HARGA telur terus naik. Berdasarkan data Kementerian Perdagangan, per 23 Agustus 2022, harga telur ayam ras di tingkat eceran mencapai Rp 31.000/kg atau naik sekitar 2,9 persen dibandingkan seminggu sebelumnya dan naik sekitar 6,1 persen dibandingkan sebulan sebelumnya.
Ini membuat banyak pihak bertanya-tanya, apa sebenarnya penyebab harga bahan pokok ini melonjak tinggi.
Tingginya HPP peternak berkisar Rp 21.000- Rp 22.000/kg, dipengaruhi tingginya harga bahan baku pakan (sekitar 65 persen dari HPP), baik yang berasal dari dalam negeri seperti jagung.
Maupun bahan baku asal impor seperti soy bean meal (bungkil kedelai) dan meat bone meal (tepung tulang dan daging).

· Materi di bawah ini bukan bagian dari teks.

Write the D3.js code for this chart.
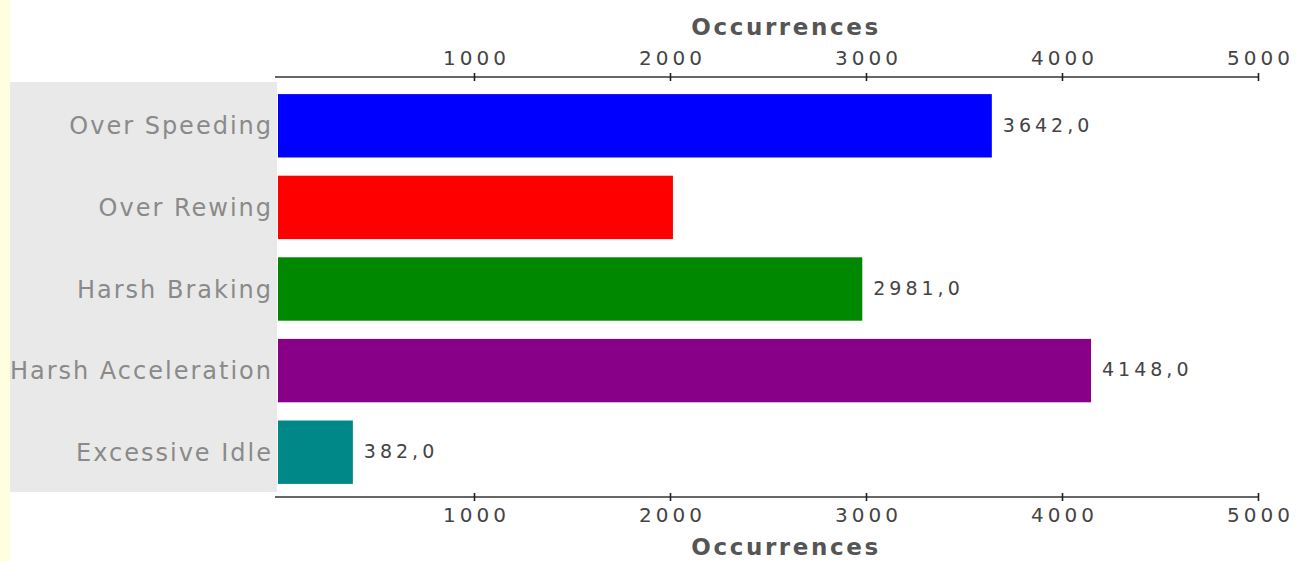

HPP tersebut kemudian memengaruhi harga jual pada tingkat peternak dalam kondisi normal berkisar Rp 22.000 - Rp 24.000/kg, yang kemudian berakibat pada harga eceran telur ayam ras yang seyogyanya berada pada kisaran Rp 27.000 - Rp 28.000 per kg.

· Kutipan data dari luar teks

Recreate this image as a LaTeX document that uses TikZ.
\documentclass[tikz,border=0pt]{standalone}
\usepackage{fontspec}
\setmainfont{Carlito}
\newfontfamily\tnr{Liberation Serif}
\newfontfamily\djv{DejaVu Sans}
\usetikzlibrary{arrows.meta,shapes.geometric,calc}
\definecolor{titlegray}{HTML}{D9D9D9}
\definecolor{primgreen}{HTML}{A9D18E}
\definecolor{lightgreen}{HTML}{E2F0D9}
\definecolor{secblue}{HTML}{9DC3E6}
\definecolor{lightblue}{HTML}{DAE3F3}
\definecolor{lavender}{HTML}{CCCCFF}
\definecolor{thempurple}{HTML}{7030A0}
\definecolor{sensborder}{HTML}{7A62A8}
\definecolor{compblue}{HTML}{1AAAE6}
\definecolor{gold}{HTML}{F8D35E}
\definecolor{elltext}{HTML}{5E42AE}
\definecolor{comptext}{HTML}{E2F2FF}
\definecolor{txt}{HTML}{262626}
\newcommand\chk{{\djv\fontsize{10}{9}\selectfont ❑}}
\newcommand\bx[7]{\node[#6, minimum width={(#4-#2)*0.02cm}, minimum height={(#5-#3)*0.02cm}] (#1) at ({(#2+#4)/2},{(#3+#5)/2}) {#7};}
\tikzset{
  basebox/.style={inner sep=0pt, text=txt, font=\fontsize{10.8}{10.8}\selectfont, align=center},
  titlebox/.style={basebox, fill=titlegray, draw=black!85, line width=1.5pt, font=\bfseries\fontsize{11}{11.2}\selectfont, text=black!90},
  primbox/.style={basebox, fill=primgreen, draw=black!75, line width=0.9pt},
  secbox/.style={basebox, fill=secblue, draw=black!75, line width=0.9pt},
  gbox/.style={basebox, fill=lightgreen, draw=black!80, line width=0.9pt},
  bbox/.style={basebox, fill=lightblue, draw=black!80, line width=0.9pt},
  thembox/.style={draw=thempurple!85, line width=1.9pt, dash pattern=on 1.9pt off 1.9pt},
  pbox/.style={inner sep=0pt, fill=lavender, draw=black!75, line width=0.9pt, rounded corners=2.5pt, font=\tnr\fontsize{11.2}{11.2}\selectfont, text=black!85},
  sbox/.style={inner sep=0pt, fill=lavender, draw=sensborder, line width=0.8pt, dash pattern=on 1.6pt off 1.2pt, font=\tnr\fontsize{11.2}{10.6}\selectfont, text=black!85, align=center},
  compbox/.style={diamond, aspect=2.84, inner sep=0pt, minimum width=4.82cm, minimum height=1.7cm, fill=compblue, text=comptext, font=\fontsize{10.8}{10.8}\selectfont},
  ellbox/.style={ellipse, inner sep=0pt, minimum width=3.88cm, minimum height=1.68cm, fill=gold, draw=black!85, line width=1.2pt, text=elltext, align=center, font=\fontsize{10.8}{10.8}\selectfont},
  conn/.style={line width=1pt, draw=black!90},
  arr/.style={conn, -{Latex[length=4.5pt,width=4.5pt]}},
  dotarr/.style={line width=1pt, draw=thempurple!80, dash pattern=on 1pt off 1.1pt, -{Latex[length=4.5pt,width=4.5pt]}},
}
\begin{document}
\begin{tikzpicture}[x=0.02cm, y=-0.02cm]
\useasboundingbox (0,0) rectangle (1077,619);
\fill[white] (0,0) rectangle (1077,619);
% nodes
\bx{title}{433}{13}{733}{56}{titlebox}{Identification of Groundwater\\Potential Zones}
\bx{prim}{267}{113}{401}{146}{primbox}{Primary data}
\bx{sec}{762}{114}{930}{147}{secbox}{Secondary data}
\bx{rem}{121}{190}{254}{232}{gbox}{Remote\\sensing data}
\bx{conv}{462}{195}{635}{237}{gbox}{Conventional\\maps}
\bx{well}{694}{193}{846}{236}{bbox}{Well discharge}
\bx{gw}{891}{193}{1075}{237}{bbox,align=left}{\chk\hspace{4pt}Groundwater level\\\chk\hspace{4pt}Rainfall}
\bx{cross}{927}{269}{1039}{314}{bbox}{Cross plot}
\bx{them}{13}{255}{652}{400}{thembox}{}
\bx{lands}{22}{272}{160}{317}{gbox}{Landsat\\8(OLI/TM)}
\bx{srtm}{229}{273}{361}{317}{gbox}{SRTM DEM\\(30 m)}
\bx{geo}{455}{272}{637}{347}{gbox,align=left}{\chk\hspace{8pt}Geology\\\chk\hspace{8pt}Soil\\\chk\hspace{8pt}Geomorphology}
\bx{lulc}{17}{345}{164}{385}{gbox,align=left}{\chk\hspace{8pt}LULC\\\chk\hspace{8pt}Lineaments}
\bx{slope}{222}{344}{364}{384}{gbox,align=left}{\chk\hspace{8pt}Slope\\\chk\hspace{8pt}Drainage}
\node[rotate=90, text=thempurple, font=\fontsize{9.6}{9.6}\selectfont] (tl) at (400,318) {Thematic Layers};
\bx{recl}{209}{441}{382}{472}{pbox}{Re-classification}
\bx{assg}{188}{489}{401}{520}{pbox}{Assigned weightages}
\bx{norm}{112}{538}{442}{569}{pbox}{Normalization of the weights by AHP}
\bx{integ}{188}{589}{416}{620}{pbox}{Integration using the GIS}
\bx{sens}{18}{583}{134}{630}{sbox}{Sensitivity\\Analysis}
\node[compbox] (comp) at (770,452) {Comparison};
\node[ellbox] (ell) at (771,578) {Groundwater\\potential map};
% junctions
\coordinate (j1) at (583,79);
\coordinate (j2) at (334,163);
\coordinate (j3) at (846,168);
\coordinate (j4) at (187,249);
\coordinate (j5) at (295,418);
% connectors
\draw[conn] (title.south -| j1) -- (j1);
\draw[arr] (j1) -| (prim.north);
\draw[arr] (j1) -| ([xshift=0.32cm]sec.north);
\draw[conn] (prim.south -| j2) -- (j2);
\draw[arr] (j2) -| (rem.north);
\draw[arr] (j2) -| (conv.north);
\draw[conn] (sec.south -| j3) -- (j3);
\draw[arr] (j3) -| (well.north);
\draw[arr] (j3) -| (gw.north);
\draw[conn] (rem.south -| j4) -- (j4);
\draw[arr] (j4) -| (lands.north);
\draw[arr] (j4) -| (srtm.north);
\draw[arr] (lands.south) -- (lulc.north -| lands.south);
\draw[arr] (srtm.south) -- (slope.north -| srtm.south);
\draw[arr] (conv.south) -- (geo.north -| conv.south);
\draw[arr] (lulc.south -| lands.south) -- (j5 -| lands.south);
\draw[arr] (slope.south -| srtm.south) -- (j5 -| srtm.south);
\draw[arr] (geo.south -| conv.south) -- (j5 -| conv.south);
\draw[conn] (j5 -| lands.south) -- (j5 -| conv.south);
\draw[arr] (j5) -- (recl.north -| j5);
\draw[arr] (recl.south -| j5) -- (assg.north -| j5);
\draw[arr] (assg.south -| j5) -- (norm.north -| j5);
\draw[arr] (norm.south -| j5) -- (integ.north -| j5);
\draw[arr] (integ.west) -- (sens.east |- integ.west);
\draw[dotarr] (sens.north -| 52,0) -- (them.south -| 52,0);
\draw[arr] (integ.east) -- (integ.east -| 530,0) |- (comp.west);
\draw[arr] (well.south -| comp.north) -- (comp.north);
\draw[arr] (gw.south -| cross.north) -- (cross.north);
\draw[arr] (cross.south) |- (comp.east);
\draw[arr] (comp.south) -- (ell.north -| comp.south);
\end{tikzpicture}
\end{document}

Sementara itu, karakteristik industri pangan kecil memiliki daya tahan rendah. Mereka hanya mampu membeli bahan baku harian, ada yang mingguan, tidak memiliki inventory stock.
Adapun perusahaan besar memiliki perencanaan sebulan kedepan. Termasuk kontrak jangka panjang sampai akhir tahun.
Kalangan pengusaha menilai kondisi itu tidak lepas dari mahalnya biaya produksi dari para peternak.
Harga telur terus naik ditengarai karena semakin melonjaknya permintaan telur, sedangkan stok telur terbatas.
Menteri Perdagangan (Mendag) Zulkifli Hasan meminta agar masyarakat tidak meributkan kenaikan harga telur ayam.
Pemerintah melalui Badan Pangan Nasional menyebutkan kenaikan harga telur saat ini karena sedang mencari keseimbangan (ekuilibrium) sebagai akibat kenaikan pada beberapa variabel biaya.
Banyak variabel yang membuat harga telur mengalami kenaikan. Salah satunya yang juga memberi kontribusi besar, yakni biaya transportasi.
Apalagi telur bukan komoditi yang tahan lama. Yang pasti harga telur tidak mungkin untuk kembali ke harga Rp 19.000 hingga Rp 20.000 per kilogram karena bakal mematikan peternak.
Kemungkinan banyak yang menjawab peternak/petani yang paling diuntungkan dengan melambungnya harga komoditas kelompok bahan pangan bergejolak (volatile food) tersebut.
Secara logika memang bisa dipahami bahwa semakin tinggi lonjakan harga suatu komoditas, maka ada peningkatan pendapatan dan kesejahteraan produsen.
Jadi dalam kaitan melonjaknya harga beberapa komoditas pangan akhir-akhir ini seharusnya petani/peternaklah yang paling diuntungkan.
Namun yang terjadi pada usaha pertanian/peternakan rakyat, tidak selamanya mengikuti logika tersebut.